While metal prices are volatile, we view the strong restart of China's economy combined with global synchronised stimulus as key sources of support for demand fundamentals.
Depending on the commodity pricing scenario, we forecast RIO to sustain dividend yields of 5-7% over the next three years.
We view this yield profile as likely to see RIO's market valuation remain supported over the next year, with further upside potential.
Narrowing our focus on JuneQ and H1'20 results
RIO is due to release its June quarter operational result on 17 July, and its half year earnings on 29 July.
For its quarterly we expect a strong performance from RIO's flagship West Australian iron ore business, supported by strong iron ore export data.
While we also anticipate a strong set of numbers from RIO's first half earnings: 1H20F NPAT US$3,680m (vs consensus US$4,183m) and interim dividend of US$1.59 per share (vs consensus US$1.45).
With gearing already at low levels and CY20F capex guidance recently reduced to US$5-$6bn, we see little gaps in RIO's robust earnings and free cash flow (FCF) generation.
Virus costs vs weaker dollar
In terms of operating cost performance, we expect this half will see a case of rising costs from operational changes stemming from Covid-19 restrictions, versus a weaker Australian dollar and some incremental efficiency gains.
Net of factoring in these changes, we have lifted our medium-term forecasts for operating expenses across RIO's iron ore, copper and aluminium operations.
This has seen our EPS forecasts reduced in CY20F -27%, CY21F -13%, and CY22F -6%.
Maintain Add rating
We have also mark-to-market metal prices, rolled our model forward, and trimmed RIO's WACC to 8.5% (from 9.3%).
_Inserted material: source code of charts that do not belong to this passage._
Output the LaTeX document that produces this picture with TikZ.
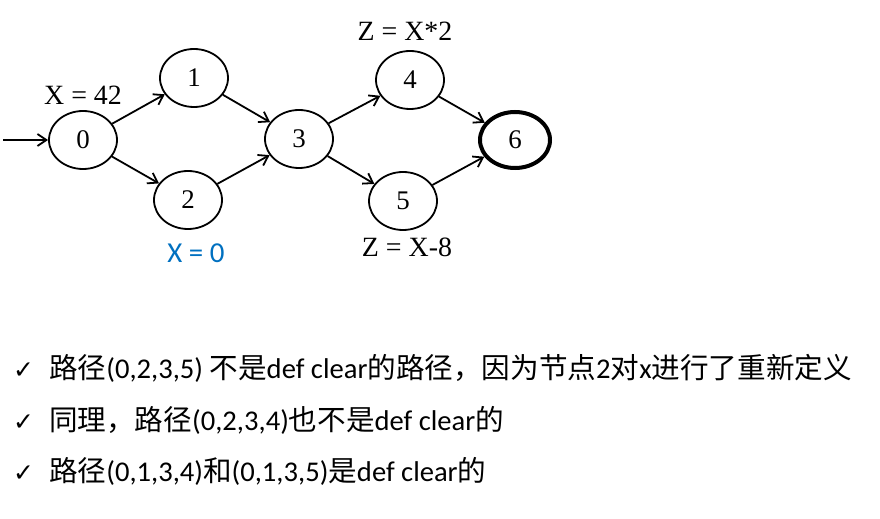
\documentclass[tikz,border=0pt]{standalone}
\usepackage{fontspec}
\setmainfont{Liberation Serif}
\newfontfamily\calfont{Carlito}
\newfontfamily\cjkfont{Noto Sans CJK SC}
\newfontfamily\dvfont{DejaVu Sans}
\usetikzlibrary{shapes.geometric,arrows.meta}
\definecolor{lblblue}{RGB}{0,112,192}
\begin{document}
\begin{tikzpicture}[x=1bp,y=-1bp,
  st/.style={ellipse, draw, line width=1.8bp, minimum width=68bp, minimum height=58bp, inner sep=0pt, font=\fontsize{27}{30}\selectfont},
  fin/.style={st, line width=4bp, minimum width=70bp, minimum height=56bp},
  arr/.style={line width=1.8bp, -{Straight Barb[length=9bp,width=12bp]}},
  lbl/.style={font=\fontsize{28}{30}\selectfont, inner sep=0pt},
  blbl/.style={font=\calfont\fontsize{29}{30}\selectfont, text=lblblue, inner sep=0pt},
  txt/.style={anchor=base west, inner sep=0pt, font=\fontsize{28.7}{30}\selectfont},
  chk/.style={anchor=base west, inner sep=0pt, font=\dvfont\fontsize{25}{27}\selectfont}
]
\useasboundingbox (0,0) rectangle (880,519);
\node[st] (n0) at (83,140) {0};
\node[st] (n1) at (194,78) {1};
\node[st] (n2) at (188,200) {2};
\node[st] (n3) at (299,139) {3};
\node[st] (n4) at (410,80) {4};
\node[st] (n5) at (403,201) {5};
\node[fin] (n6) at (515,140) {6};
\coordinate (start) at (3,140);
\draw[arr] (start) -- (n0);
\draw[arr] (n0) -- (n1);
\draw[arr] (n0) -- (n2);
\draw[arr] (n1) -- (n3);
\draw[arr] (n2) -- (n3);
\draw[arr] (n3) -- (n4);
\draw[arr] (n3) -- (n5);
\draw[arr] (n4) -- (n6);
\draw[arr] (n5) -- (n6);
\node[lbl] (l0) at (83,95) {X = 42};
\node[blbl] (l2) at (196,253) {X = 0};
\node[lbl] (l4) at (405,31) {Z = X*2};
\node[lbl] (l5) at (407,247) {Z = X-8};
\node[chk] (c1) at (13,378) {✓};
\node[chk] (c2) at (13,430) {✓};
\node[chk] (c3) at (13,481) {✓};
\node[txt] (t1) at (49,378) {\cjkfont 路径\calfont(0,2,3,5) \cjkfont 不是\calfont def clear\cjkfont 的路径，因为节点\calfont 2\cjkfont 对\calfont x\cjkfont 进行了重新定义};
\node[txt] (t2) at (49,430) {\cjkfont 同理，路径\calfont(0,2,3,4)\cjkfont 也不是\calfont def clear\cjkfont 的};
\node[txt] (t3) at (49,481) {\cjkfont 路径\calfont(0,1,3,4)\cjkfont 和\calfont(0,1,3,5)\cjkfont 是\calfont def clear\cjkfont 的};
\end{tikzpicture}
\end{document}
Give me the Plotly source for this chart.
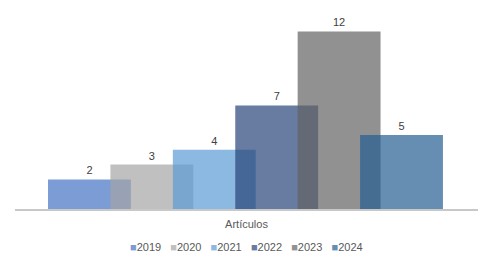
import plotly.graph_objects as go

categories = ["Artículos"]
years = ["2019", "2020", "2021", "2022", "2023", "2024"]
values = [2, 3, 4, 7, 12, 5]
colors = ["#4472C4", "#A5A5A5", "#5B9BD5", "#264478", "#636363", "#255E91"]
alpha = 0.7

bar_width = 0.179
first_offset = -0.4287
step = 0.1348


def rgba(hex_color, a):
    h = hex_color.lstrip("#")
    r, g, b = int(h[0:2], 16), int(h[2:4], 16), int(h[4:6], 16)
    return f"rgba({r},{g},{b},{a})"


def blend(hex_color, a):
    h = hex_color.lstrip("#")
    rgb = [int(h[i:i + 2], 16) for i in (0, 2, 4)]
    out = [round(a * c + (1 - a) * 255) for c in rgb]
    return "#%02x%02x%02x" % tuple(out)


fig = go.Figure()
for i, (yr, v, c) in enumerate(zip(years, values, colors)):
    fig.add_trace(go.Bar(
        x=categories,
        y=[v],
        name=yr,
        width=bar_width,
        offset=first_offset + i * step,
        marker=dict(color=rgba(c, alpha), line=dict(width=0)),
        text=[str(v)],
        textposition="outside",
        textfont=dict(color="#404040", size=11),
        cliponaxis=False,
        showlegend=False,
    ))

gap = "\u00a0\u00a0\u00a0"
legend_text = gap.join(
    f'<span style="color:{blend(c, alpha)}">■</span>{yr}' for yr, c in zip(years, colors)
)
fig.add_annotation(
    text=legend_text, xref="paper", yref="paper", x=0.5, y=-0.191,
    xanchor="center", yanchor="middle", showarrow=False,
    font=dict(size=11, color="#595959"),
)

fig.update_layout(
    width=492, height=265,
    margin=dict(l=15, r=14, t=10, b=56),
    barmode="overlay",
    paper_bgcolor="white", plot_bgcolor="white",
    font=dict(family="Liberation Sans, Arial, sans-serif", size=11, color="#595959"),
)
fig.update_xaxes(
    type="category", range=[-0.5, 0.5],
    showline=True, linecolor="#c8c8c8", linewidth=2,
    showgrid=False, ticks="outside", ticklen=4, tickcolor="rgba(0,0,0,0)",
    tickfont=dict(size=11, color="#595959"),
)
fig.update_yaxes(range=[0, 13.45], visible=False, showgrid=False)

fig.write_html("out.html", config={"displayModeBar": False},
               post_script="document.body.style.margin='0';")
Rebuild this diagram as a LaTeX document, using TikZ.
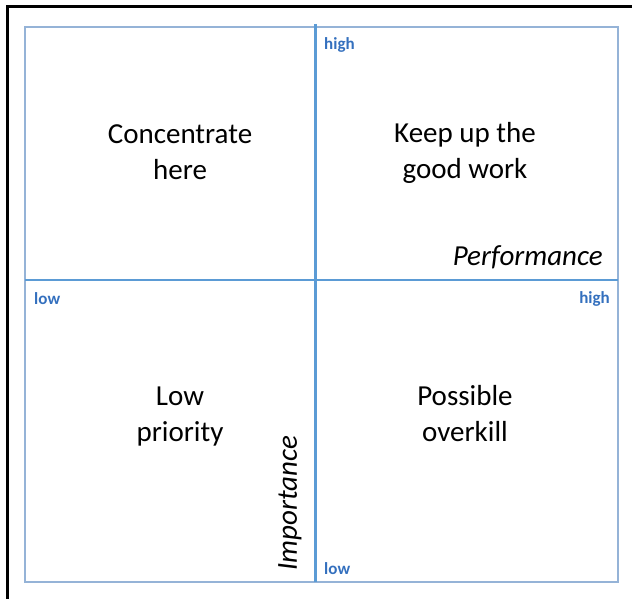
\documentclass[tikz,border=0pt]{standalone}
\usepackage{fontspec}
\setmainfont{Carlito}
\usepackage{tikz}

\definecolor{framebl}{RGB}{149,179,215}
\definecolor{axisbl}{RGB}{91,155,213}
\definecolor{labelbl}{RGB}{52,112,190}

\tikzset{
  quad/.style={align=center,font=\fontsize{29}{36}\selectfont,inner sep=0pt},
  axlabel/.style={font=\fontsize{29}{35}\selectfont\itshape,inner sep=0pt},
  endlabel/.style={font=\fontsize{17}{20}\selectfont\bfseries,text=labelbl,inner sep=0pt}
}

\begin{document}
\begin{tikzpicture}[x=1pt,y=-1pt]
\useasboundingbox (0,0) rectangle (632,599);
% page edge
\draw[line width=3pt] (632,7) -- (7,7) -- (7,599);
% outer frame
\draw[framebl,line width=2.2pt] (25,27) rectangle (618,582);
% axes
\coordinate (vtop) at (315.5,24);
\coordinate (vbot) at (315.5,582);
\coordinate (hleft) at (25,280);
\coordinate (hright) at (618,280);
\draw[axisbl,line width=2.5pt] (vtop) -- (vbot);
\draw[axisbl,line width=2.5pt] (hleft) -- (hright);
% axis ends
\node[endlabel,anchor=west] (imphigh) at (324,45) {high};
\node[endlabel,anchor=west] (implow) at (324,569) {low};
\node[endlabel,anchor=west] (perflow) at (34,299) {low};
\node[endlabel,anchor=east] (perfhigh) at (610,299) {high};
% axis names
\node[axlabel,anchor=east] (perf) at (603,257) {Performance};
\node[axlabel,rotate=90] (imp) at (290,503) {Importance};
% quadrants
\node[quad] (concentrate) at (180,152) {Concentrate\\here};
\node[quad] (keepup) at (465,153) {Keep up the\\good work};
\node[quad] (lowprio) at (180,417) {Low\\priority};
\node[quad] (overkill) at (465,414) {Possible\\overkill};
\end{tikzpicture}
\end{document}
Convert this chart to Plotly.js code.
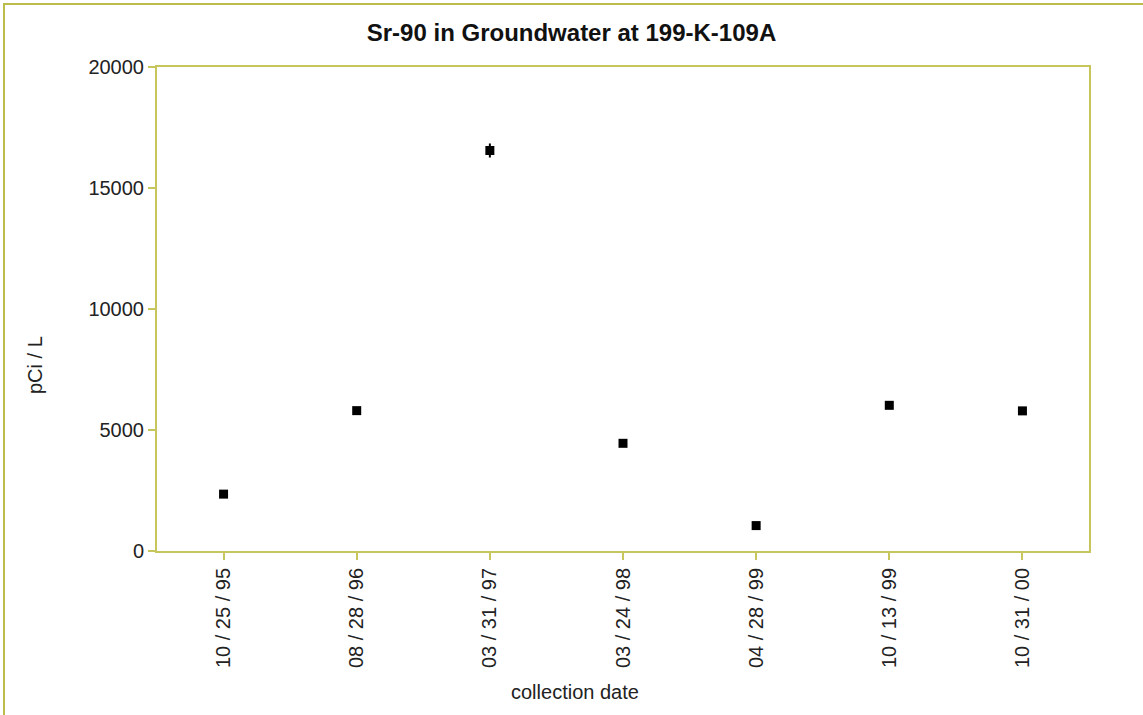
<!DOCTYPE html>
<html>
<head>
<meta charset="utf-8">
<script src="https://cdn.plot.ly/plotly-3.0.1.min.js"></script>
<style>
  html, body { margin: 0; padding: 0; background: #ffffff; overflow: hidden; }
  #frame { position: absolute; left: 3px; top: 3px; width: 2000px; height: 2000px;
           border-left: 2px solid #bcbc48; border-top: 2px solid #bcbc48; }
  #chart { position: absolute; left: 0; top: 0; width: 1143px; height: 715px; }
</style>
</head>
<body>
<div id="frame"></div>
<div id="chart"></div>
<script>
// Data
var dates = ['10 / 25 / 95', '08 / 28 / 96', '03 / 31 / 97', '03 / 24 / 98', '04 / 28 / 99', '10 / 13 / 99', '10 / 31 / 00'];
var values = [2350, 5800, 16550, 4450, 1050, 6020, 5790];
var errors = [100, 150, 290, 120, 60, 150, 150];
var yTicks = [0, 5000, 10000, 15000, 20000];

var axisColor = '#c6c65c';
var font = 'Liberation Sans, Arial, sans-serif';

var trace = {
  type: 'scatter',
  mode: 'markers',
  x: dates,
  y: values,
  error_y: { type: 'data', array: errors, visible: true, color: '#000000', thickness: 2, width: 0 },
  marker: { symbol: 'square', size: 9, color: '#000000' },
  hoverinfo: 'x+y'
};

var layout = {
  width: 1143,
  height: 715,
  margin: { l: 157, r: 54, t: 67, b: 164 },
  paper_bgcolor: 'rgba(0,0,0,0)',
  plot_bgcolor: '#ffffff',
  showlegend: false,
  font: { family: font, size: 20, color: '#222222' },
  title: {
    text: 'Sr-90 in Groundwater at 199-K-109A',
    font: { family: font, size: 24, color: '#111111', weight: 'bold' },
    x: 0.5, xref: 'container', xanchor: 'center',
    y: 1 - 33 / 715, yref: 'container', yanchor: 'middle'
  },
  xaxis: {
    type: 'category',
    range: [-0.5, 6.5],
    showgrid: false,
    zeroline: false,
    showline: true, mirror: true,
    linecolor: axisColor, linewidth: 2,
    ticks: 'outside', ticklen: 7, tickwidth: 2, tickcolor: axisColor,
    tickangle: -90,
    tickfont: { family: font, size: 20, color: '#222222' },
    fixedrange: true
  },
  yaxis: {
    range: [0, 20000],
    tickvals: yTicks,
    ticktext: yTicks.map(String),
    showgrid: false,
    zeroline: false,
    showline: true, mirror: true,
    linecolor: axisColor, linewidth: 2,
    ticks: 'outside', ticklen: 7, tickwidth: 2, tickcolor: axisColor,
    tickfont: { family: font, size: 20, color: '#222222' },
    fixedrange: true
  },
  annotations: [
    {
      text: 'collection date', showarrow: false,
      xref: 'paper', yref: 'paper',
      x: (575 - 157) / 932, y: (551 - 692) / 484,
      xanchor: 'center', yanchor: 'middle',
      font: { family: font, size: 20, color: '#222222' }
    },
    {
      text: 'pCi / L', showarrow: false, textangle: -90,
      xref: 'paper', yref: 'paper',
      x: (35 - 157) / 932, y: (551 - 365) / 484,
      xanchor: 'center', yanchor: 'middle',
      font: { family: font, size: 20, color: '#222222' }
    }
  ]
};

Plotly.newPlot('chart', [trace], layout, { displayModeBar: false, staticPlot: false });
</script>
</body>
</html>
The resilience of iron ore prices has remained a core support for RIO's strong earnings in recent years.
While we see some potential for iron ore to moderate in the second half (recovering Brazil supply, lingering economic fallout from virus, etc.) we expect RIO to continue to generate substantial FCF.
We maintain our Add rating with a revised target price (Morgans clients can login to view detailed reports and price targets). The key risk to our call remains demand conditions (metal prices).